Le Conseil supérieur de la propriété littéraire et artistique (CSPLA) a rendu public, le 15 décembre 2025, un rapport de mission consacré à une question centrale et encore largement inexplorée : la détermination de la loi applicable, au regard des règles de droit international privé, aux modèles d’intelligence artificielle générative commercialisés dans l’Union européenne.
Présidé par Tristan Azzi et rapporté par Yves El Hage, ce rapport s’inscrit dans un contexte de fortes tensions juridiques liées à l’entraînement des modèles d’IA sur des œuvres protégées et à la diffusion transfrontière de contenus générés, dans un environnement marqué par la diversité des législations nationales applicables.
Le rapport identifie clairement que la principale difficulté en droit international privé ne réside pas dans l’output des systèmes d’IA, mais dans la phase d’input, c’est-à-dire la reproduction d’œuvres et de contenus protégés aux fins d’entraînement des modèles.
Ces opérations présentent un caractère structurellement transnational : les données transitent par des infrastructures multiples, réparties sur plusieurs États, tandis que les modèles sont ensuite exploités auprès d’utilisateurs situés dans d’autres pays encore.
Dans ce contexte, l’application classique de la lex loci protectionis, la loi du pays pour lequel la protection est revendiquée, se heurte à de sérieuses difficultés de localisation, en particulier lorsque les actes de reproduction sont techniquement disséminés et juridiquement difficilement identifiables.
Le rapport écarte explicitement toute tentative de localisation fondée exclusivement sur l’infrastructure technique (localisation des serveurs, des centres de données ou des opérations matérielles de copie).
Une telle approche est jugée à la fois imprévisible, instable et inopérante, notamment en raison de la multiplicité des serveurs mobilisés et de l’existence d’inputs « médians » intervenant à différents stades du fonctionnement du modèle.
À l’inverse, le rapport privilégie une approche juridique globale, fondée sur l’analyse du processus d’exploitation dans son ensemble.
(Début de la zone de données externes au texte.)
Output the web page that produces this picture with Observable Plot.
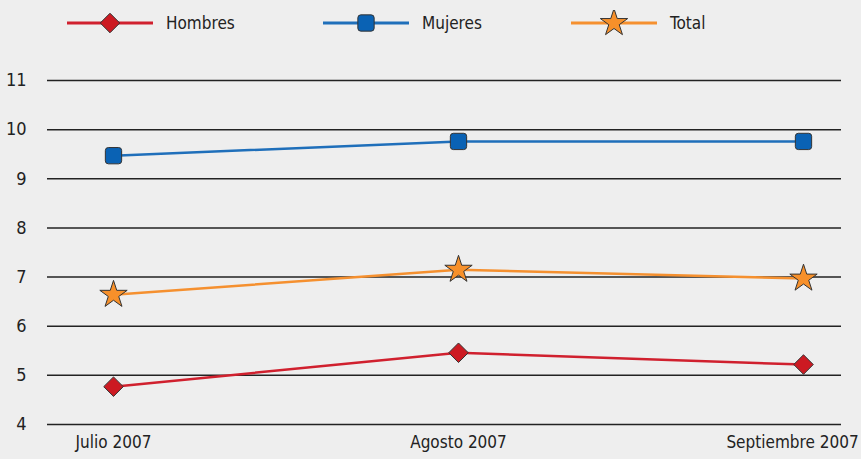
<!DOCTYPE html>
<html>
<head>
<meta charset="utf-8">
<script src="https://cdn.jsdelivr.net/npm/d3@7"></script>
<script src="https://cdn.jsdelivr.net/npm/@observablehq/plot@0.6"></script>
<style>
  html, body { margin: 0; padding: 0; background: #eeeeee; }
  body { width: 861px; height: 459px; overflow: hidden; font-family: "Liberation Sans Narrow", "DejaVu Sans Condensed", "Roboto", sans-serif; color: #222; }
  #legend { position: relative; height: 45px; }
  .item { position: absolute; top: 10px; display: flex; align-items: center; font-size: 17px; }
  .item svg { display: block; }
  .item span { margin-left: 13px; }
  #chart svg { display: block; }
</style>
</head>
<body>
<div id="legend"></div>
<div id="chart"></div>
<script>
const months = ["Julio 2007", "Agosto 2007", "Septiembre 2007"];
const hombres = [4.77, 5.46, 5.22];
const mujeres = [9.47, 9.76, 9.76];
const total = [6.64, 7.15, 6.97];
const yTicks = [4, 5, 6, 7, 8, 9, 10, 11];
const seriesNames = ["Hombres", "Mujeres", "Total"];

const lineColors = {Hombres: "#d0202e", Mujeres: "#1f6fba", Total: "#f5902f"};
const fillColors = {Hombres: "#cc1a22", Mujeres: "#0a62b4", Total: "#f7902a"};

// rounded square symbol
const roundedSquare = {
  draw(context, size) {
    const h = Math.sqrt(size) / 2, r = 3;
    context.moveTo(-h + r, -h);
    context.lineTo(h - r, -h);
    context.arcTo(h, -h, h, -h + r, r);
    context.lineTo(h, h - r);
    context.arcTo(h, h, h - r, h, r);
    context.lineTo(-h + r, h);
    context.arcTo(-h, h, -h, h - r, r);
    context.lineTo(-h, -h + r);
    context.arcTo(-h, -h, -h + r, -h, r);
    context.closePath();
  }
};
const symbols = {Hombres: d3.symbolDiamond2, Mujeres: roundedSquare, Total: d3.symbolStar};
const radii = {Hombres: 8.8, Mujeres: 9.2, Total: 8.6};

const seriesValues = {Hombres: hombres, Mujeres: mujeres, Total: total};
const data = [];
for (const name of ["Mujeres", "Total", "Hombres"]) {
  seriesValues[name].forEach((v, i) => data.push({serie: name, mes: months[i], valor: v}));
}

// Legend
const legend = document.getElementById("legend");
const legendLeft = {Hombres: 67, Mujeres: 323, Total: 571};
for (const name of seriesNames) {
  const item = document.createElement("div");
  item.className = "item";
  item.style.left = legendLeft[name] + "px";
  const size = Math.PI * radii[name] * radii[name];
  const path = d3.symbol(symbols[name], size)();
  item.innerHTML = `<svg width="86" height="26"><line x1="0" x2="86" y1="13" y2="13" stroke="${lineColors[name]}" stroke-width="3"/><path d="${path}" transform="translate(43,13)" fill="${fillColors[name]}" stroke="#333" stroke-width="1"/></svg><span>${name}</span>`;
  legend.appendChild(item);
}

const fontFamily = '"Liberation Sans Narrow", "DejaVu Sans Condensed", "Roboto", sans-serif';

const chart = Plot.plot({
  width: 861,
  height: 414,
  marginTop: 35,
  marginBottom: 35,
  marginLeft: 47,
  marginRight: 20,
  style: {background: "transparent", fontFamily, fontSize: "17px", color: "#222"},
  x: {type: "point", domain: months, range: [113, 803], padding: 0, label: null},
  y: {domain: [4, 11], label: null},
  marks: [
    Plot.ruleY(yTicks, {stroke: "#222", strokeWidth: 1.5}),
    Plot.axisY({ticks: yTicks, tickFormat: d => String(d), tickSize: 0, tickPadding: 21, fontSize: 18, fill: "#222", label: null}),
    Plot.axisX({ticks: months.slice(0, 2), tickSize: 0, tickPadding: 11, fontSize: 17, fill: "#222", label: null}),
    Plot.axisX({ticks: months.slice(2), tickSize: 0, tickPadding: 11, fontSize: 17, fill: "#222", dx: -11, label: null}),
    Plot.line(data, {x: "mes", y: "valor", z: "serie", stroke: d => lineColors[d.serie], strokeWidth: 2.5}),
    ...["Mujeres", "Total", "Hombres"].map(name =>
      Plot.dot(data.filter(d => d.serie === name), {
        x: "mes", y: "valor", symbol: symbols[name], r: radii[name],
        fill: fillColors[name], stroke: "#333", strokeWidth: 1
      })
    )
  ]
});
document.getElementById("chart").appendChild(chart);
</script>
</body>
</html>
Il met en évidence un lien indissociable entre l’input et l’output, l’entraînement n’ayant de sens qu’en vue de la génération de résultats fournis à l’utilisateur. Cette configuration est analysée à l’aune de la notion de délit complexe, bien connue en droit international privé.
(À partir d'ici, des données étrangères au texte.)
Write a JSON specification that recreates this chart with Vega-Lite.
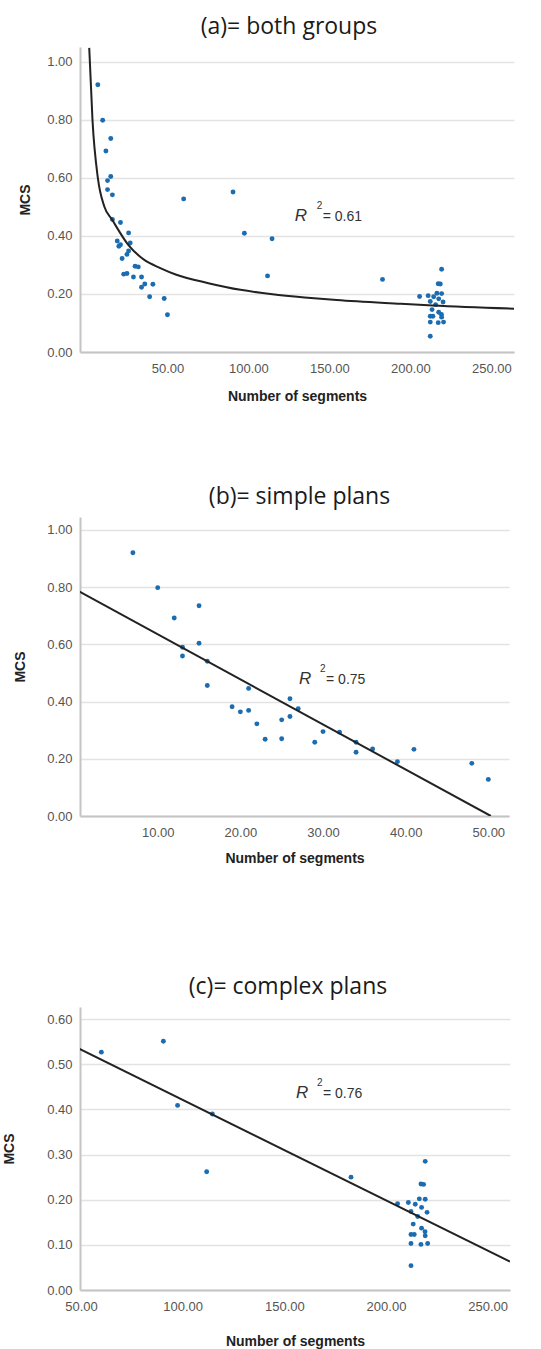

En qualifiant les opérations d’entraînement et de génération de résultats comme les deux extrémités d’un processus unique, le rapport retient une localisation « en aval » du délit complexe.
Il en résulte que la loi du pays du dommage, entendu comme le pays dans lequel les utilisateurs accèdent aux réponses générées par le modèle, doit en principe s’appliquer.
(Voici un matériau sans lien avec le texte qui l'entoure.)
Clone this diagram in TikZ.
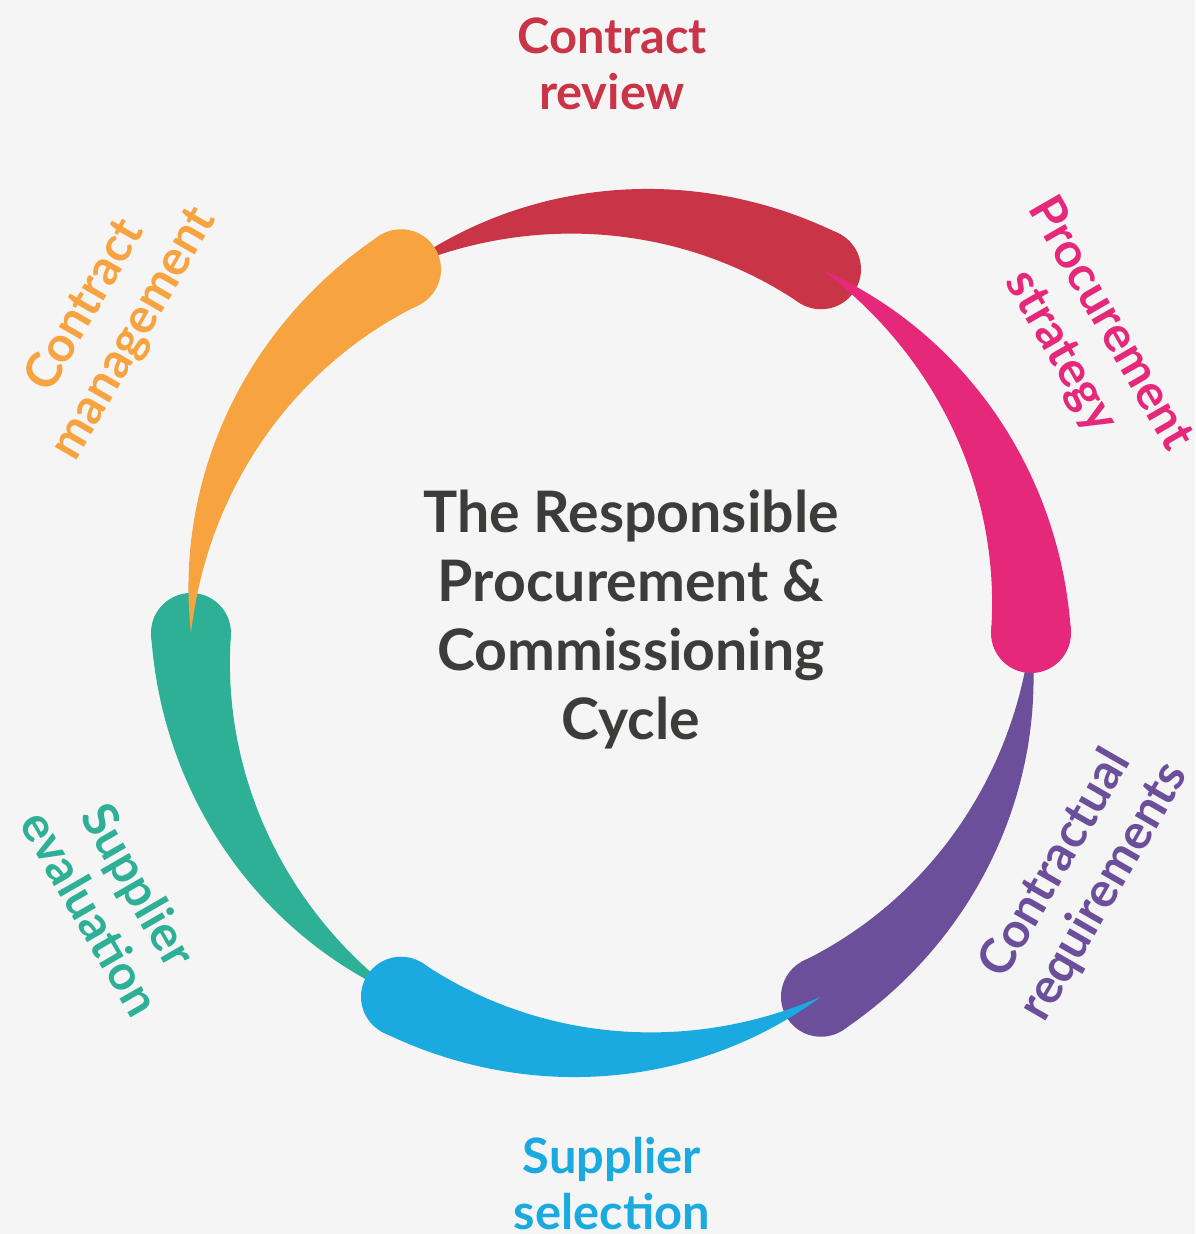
\documentclass[tikz,border=0pt]{standalone}
\usepackage{fontspec}
\setmainfont{Lato}
\definecolor{bggray}{HTML}{F5F5F5}
\definecolor{titlegray}{HTML}{3C3C3B}
\definecolor{reviewred}{HTML}{C93447}
\definecolor{strategypink}{HTML}{E6287A}
\definecolor{requirementspurple}{HTML}{6B4F9A}
\definecolor{selectionblue}{HTML}{1AAAE0}
\definecolor{evaluationgreen}{HTML}{2DB095}
\definecolor{managementorange}{HTML}{F6A340}
\begin{document}
\begin{tikzpicture}[x=0.5pt, y=0.5pt,
    stage/.style={font=\bfseries\fontsize{24.4}{28}\selectfont, align=center, inner sep=0pt},
    cycletitle/.style={font=\bfseries\fontsize{28.6}{34.5}\selectfont, text=titlegray, align=center, inner sep=0pt}]
  \def \radius {420}
  % one tapered stroke: head angle, colour
  \def \comet #1#2{%
    \fill[#2] plot[domain=0:1, samples=50] ({#1+60*(1-\x)}:{\radius+40*\x*(1.25-0.25*\x)})
      -- plot[domain=1:0, samples=50] ({#1+60*(1-\x)}:{\radius-40*\x*(1.25-0.25*\x)}) -- cycle;
    \fill[#2] (#1:\radius) circle (40);}

  \useasboundingbox (-611,-601) rectangle (584,633);
  \fill[bggray] (-611,-601) rectangle (584,633);

  \comet{60}{reviewred}
  \comet{-60}{requirementspurple}
  \comet{180}{evaluationgreen}
  \comet{0}{strategypink}
  \comet{240}{selectionblue}
  \comet{120}{managementorange}

  \node[cycletitle] (title) at (20,13) {The Responsible\\Procurement \&\\Commissioning\\Cycle};

  \node[stage, text=reviewred] (review) at (1,569) {Contract\\review};
  \node[stage, text=strategypink, rotate=-60] (strategy) at (474,295) {Procurement\\strategy};
  \node[stage, text=requirementspurple, rotate=60] (requirements) at (469,-245) {Contractual\\requirements};
  \node[stage, text=selectionblue] (selection) at (1,-551) {Supplier\\selection};
  \node[stage, text=evaluationgreen, rotate=-60] (evaluation) at (-496,-266) {Supplier\\evaluation};
  \node[stage, text=managementorange, rotate=60] (management) at (-501,313) {Contract\\management};
\end{tikzpicture}
\end{document}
Concrètement, cette analyse conduit à privilégier la loi du pays de commercialisation du modèle d’IA, y compris pour apprécier la licéité des actes de reproduction réalisés en amont lors de l’entraînement. Cette solution est présentée comme la plus cohérente, la plus prévisible et la plus conforme aux logiques traditionnelles du droit international privé appliquées aux atteintes en ligne aux droits de propriété intellectuelle.
La seconde partie du rapport examine l’incidence du règlement européen sur l’intelligence artificielle du 13 juin 2024 sur le raisonnement de conflit de lois.
Sans instituer formellement de règle de conflit, le considérant 106 du règlement joue un rôle déterminant : il impose aux fournisseurs de modèles d’IA à usage général mis sur le marché de l’Union de respecter la législation européenne sur le droit d’auteur et les droits voisins, indépendamment du lieu où se déroulent les actes d’entraînement.
Le rapport en déduit que cette exigence est de nature à influencer fortement la solution de droit international privé, soit par la qualification de certaines règles européennes comme lois de police, soit par le jeu de l’exception d’ordre public international, lorsque l’application d’une loi étrangère priverait les titulaires de droits de toute faculté d’opposition ou de protection.
Conclusion
Par ce rapport, le CSPLA propose une lecture structurée et ambitieuse des règles de droit international privé applicables à l’intelligence artificielle générative. Il affirme clairement que, dès lors qu’un modèle d’IA est commercialisé sur le territoire de l’Union européenne, les juridictions nationales sont fortement incitées à imposer l’application de la législation européenne en matière de propriété littéraire et artistique, y compris pour des actes d’entraînement réalisés hors de l’Union.
Ce rapport constitue ainsi une référence essentielle pour les titulaires de droits, les opérateurs d’IA et les praticiens, en apportant un cadre juridique cohérent à une problématique appelée à devenir centrale dans les contentieux à venir.